Freitag, 22. Januar 2021

Michaela Meise: Wider das Vergessen

Würden wir behaupten, es wäre ihr wichtigstes Anliegen, das sie da besingt - Michaela Meise würde wohl sofort widersprechen. Und natürlich hätte sie Recht, schließlich waren auch zwei ihrer letzten Werke mit einer gewissen Dringlichkeit, einem persönlichen Anliegen versehen.
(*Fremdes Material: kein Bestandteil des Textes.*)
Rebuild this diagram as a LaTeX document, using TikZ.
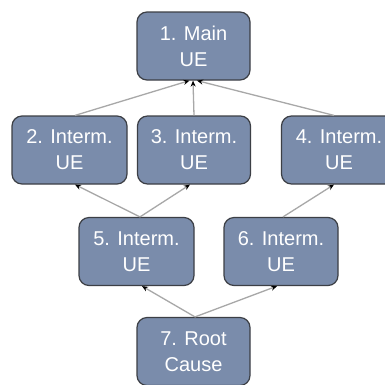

Mit "Preis dem Todesüberwinder" gelang der Künstlerin 2010 eine Überraschung, sang sie darauf doch unter Mithilfe von Produzent Thies Mynther (und damals noch für Cloud Hills) sieben bekannte Kirchenlieder ein und verschaffte ihnen so eine unerwartete Auffrischung, einen neuen Subtext. 2018 wiederum erschien ihr Album "Ich bin Griechin" bei Martin Hossbach, Eigenkompositionen und Neubearbeitungen, meistenteils düster, thematisierten die Themen Flucht, Heimat, Leid und Widerstand. Beileibe nichts Nebensächliches also. 

Vielleicht könnte man sich ja auf das Naheliegendste, Aktuellste einigen. Michaela Meise kommt aus Hanau und auch wenn es nicht wenige gern verdrängen würden - fast auf den Tag jährt sich heute der rassistische Anschlag, bei dem am 20. Februar 2020 zehn Menschen ums Leben kamen. Die Aufarbeitung gestaltet sich zäh bis unbefriedigend, Angst ist noch immer gegenwärtig (man liest von befremdlichen Auftritten des Vaters des Attentäters) und deshalb ist es an uns, wach zu bleiben und in Erinnerung zu behalten, was möglich war und leider noch immer möglich ist. Michaela Meise tut dies auf ihre unvergleichliche Art ab heute mit dem Lied "Cemalim", einer in Deutsche übersetzten Bearbeitung eines Songs des türkischen Musikers Erkin Koray von 1973, der wiederum auf einer Totenklage des Dichters Rafik Basaran beruht.